Dengan kebesaran tiga satuan itu, maka orang yang mengatai SBY nepotis seolah akan menelan ludahnya sendiri. Sudah lazim di institusi militer jika jabatan terbaik diberikan berdasarkan prestasi. Pramono jelas memilikinya karena jabatan di kesatuan elit adalah bentuk dari prestasi. Tapi kita tahu, prestasi di militer Indonesia tidak ada hubungannya dengan pertempuran. TNI sekarang sedang "menganggur" setelah masalah Aceh diselesaikan di meja perundingan. Itu artinya, penempatan seseorang di sebuah jabatan pasti lekat dengan subyektifitas.
Kalau kita kembali mengingat masa lalu, bukan kebetulan jika dua "orang Kostrad"—Soeharto dan SBY—memiliki cara yang hampir sama dalam nepotisme rasional mereka.
Sempat dibuang oleh Pangab Benny Moerdani pada 1980-an dari Kopassus ke Kodim dan kemudian Kostrad, Prabowo kemudian kembali ke kandang. Prabowo pun akhirnya menjadi Danjen Kopassus. Bahkan pada masanya, Kopassus mengalami reorganisasi dengan penambahan Grup Kopassus sehingga danjennya menambah satu bintang di pundak—dari brigjen menjadi mayjen. Tiga tahun di Kopassus, awal 1998, Prabowo langsung terbang menggapai bintang ketiga setelah menjadi Pangkostrad.
Hanya sayang, kita tidak tahu apakah dulu Soeharto memang ingin melihat menantunya itu jadi Kasad karena Mei 1998 ia lengser. Tapi, arahnya kelihatan memang ke sana. Prabowo yang kata orang begitu cepat naik akhirnya cepat pula turun. Ia disidang oleh Dewan Kehormatan Perwira karena dianggap mendalangi penculikan aktivis dan palu vonis memutuskan: Prabowo diberhentikan. Dalam usia 47 tahun—usia di mana Soeharto dilantik jadi presiden—riwayat militer Prabowo habis. Tapi tentu karir dagang dan pilitiknya belum. Ia sekarang asyik menunggang kuda mahal di istananya sambil menghitung peluang jadi capres 3 tahun lagi.
KKN Belum Berakhir
Kita miris mendengar gejala-gelaja yang masih menghinggapi negeri ini. Negeri yang merdeka untuk rakyat dan bereformasi demi rakyat juga tapi masih belum sembuh penyakit elitis-nya. Maksud saya, perilaku di mana para elit kita hanya berkutat pada lingkungan mereka sendiri. Korupsi bagaimanapun adalah demi perut para pelaku, keluarga pelaku, dan kelompok pelaku. Nepotisme sama juga. Yang diuntungkan adalah saudara kandung, ipar, anak, menantu. Akibatnya kita bisa duga: para elit tidak sempat mengurus rakyat.

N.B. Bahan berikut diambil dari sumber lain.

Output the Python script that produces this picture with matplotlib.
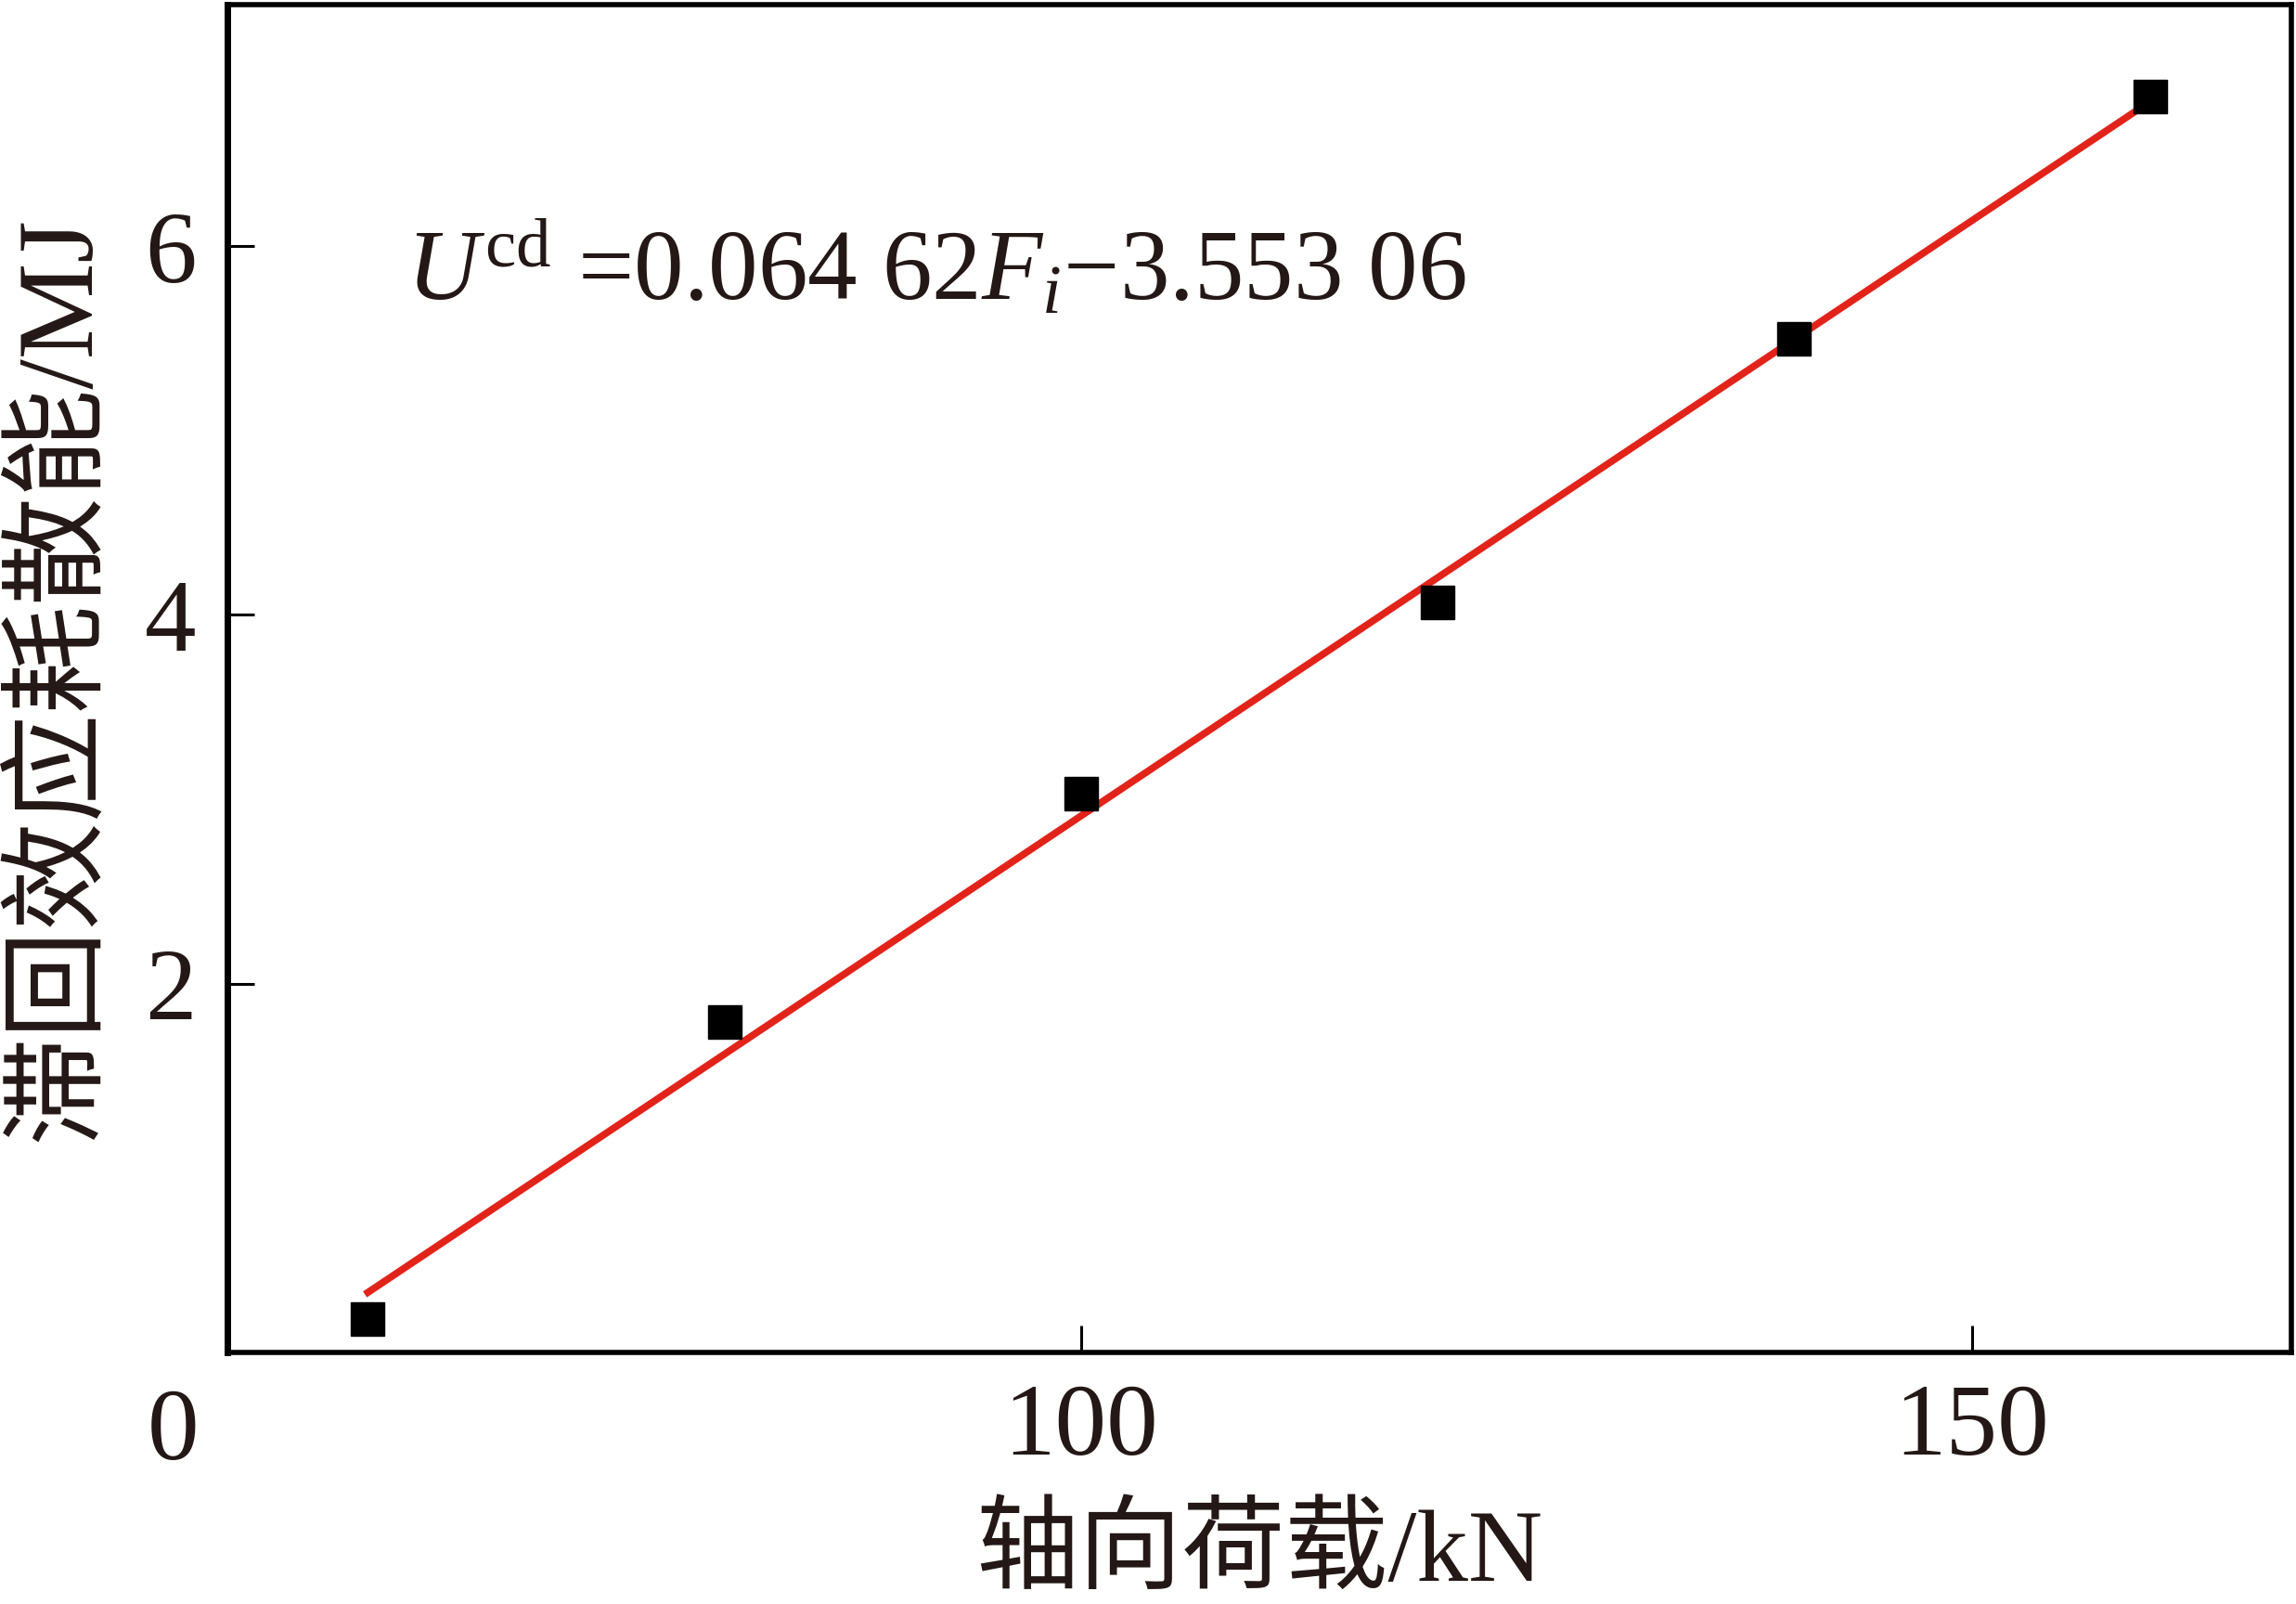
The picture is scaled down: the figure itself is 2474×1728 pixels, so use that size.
import matplotlib
matplotlib.use('Agg')
import matplotlib.pyplot as plt
import numpy as np

# 轴向荷载 / 滞回效应耗散能
load_kn = [60, 80, 100, 120, 140, 160]
energy_mj = [0.18, 1.79, 3.03, 4.07, 5.50, 6.81]
# 拟合直线 U = a*F + b
fit_a = 0.06462
fit_b = -3.55306
fit_x = [60, 160]
x_ticks = [100, 150]
y_ticks = [2, 4, 6]

plt.rcParams['font.family'] = ['Liberation Serif', 'Noto Sans CJK SC']
plt.rcParams['mathtext.fontset'] = 'custom'
plt.rcParams['mathtext.rm'] = 'Liberation Serif'
plt.rcParams['mathtext.it'] = 'Liberation Serif:italic'

fig = plt.figure(figsize=(24.74, 17.28), dpi=100)
ax = fig.add_axes([0.0989, 0.157, 0.899, 0.840])

fx = np.array(fit_x)
ax.plot(fx, fit_a * fx + fit_b, color='#e2231a', lw=5.5, zorder=2)
ax.plot(load_kn, energy_mj, ls='none', marker='s', ms=26, color='black', zorder=3)

ax.set_xlim(52.1, 167.9)
ax.set_ylim(0, 7.31)
ax.set_xticks(x_ticks)
ax.set_yticks(y_ticks)
ax.tick_params(direction='in', length=21, width=2.2, labelsize=80, pad=24,
               colors='black', labelcolor='#231815')
for s in ax.spines.values():
    s.set_linewidth(4)
ax.spines['left'].set_linewidth(5)

# 原点标注
ax.text(-0.026, -0.061, '0', transform=ax.transAxes, fontsize=80,
        ha='center', va='center', color='#231815')

ax.set_xlabel('轴向荷载/kN', fontsize=80, color='#231815', labelpad=24)
ax.set_ylabel('滞回效应耗散能/MJ', fontsize=84, color='#231815', labelpad=25)

ax.text(0.087, 0.802, r'$U^{\mathrm{cd}}$ =0.064 62$F_i$−3.553 06',
        transform=ax.transAxes, fontsize=77, color='#231815', va='center')

fig.savefig('out.png', dpi=100)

Mengapa tidak sempat? Tabiat KKN salah satunya didasarkan pada kenyamanan dan keamanan diri. Terkait Pramono misalnya, banyak yang menduga hal itu sebagai langkah antisipatif SBY yang sudah berjanji "tidak menyiapkan anak/istri sebagai capres 2014". Dengan memberi tempat di Mabes AD, Pramono nantinya akan "punya jalan lapang untuk jalan kaki 5 menit" dari Mabes AD ke Istana Merdeka, alias menjadi orang nomor 1 di negeri ini.
Sekali lagi, akan sangat sulit mencari kelemahan SBY dengan pemilihan iparnya ini. SBY adalah jenderal pemikir dan tahu menggunakan strategi yang "lawan" belum memikirkannya. Bahkan pihak PDIP pun menerima. Tentu karena mereka tidak bisa mencegah orang yang berprestasi untuk menjadi Kasad.
Tapi, sayangnya, kita tidak dapat merasakan buah reformasi. Lagipula, SBY adalah seorang tokoh reformis di TNI. Melihat keadaan ini, layak dipinjam istilah Sosiolog Mochtar Naim, anggur tua di botol baru. Dalam opininya di Kompas 27 Juni lalu, ia mengatakan, bangsa ini katanya menerima demokrasi dari Barat, tapi tidak meninggalkan budaya asli kita yang feodal. SBY dalam kasus ini juga termasuk yang "menuangkan anggur" itu. Katanya ia seorang reformis, tapi tidak siap meninggalkan nepotisme—meski dibuat rasional—ala Orde Baru.
Bangsa Indonesia pun harus siap menenggak anggur yang makin banyak diminum, makin membuat mabuk tak tentu arah!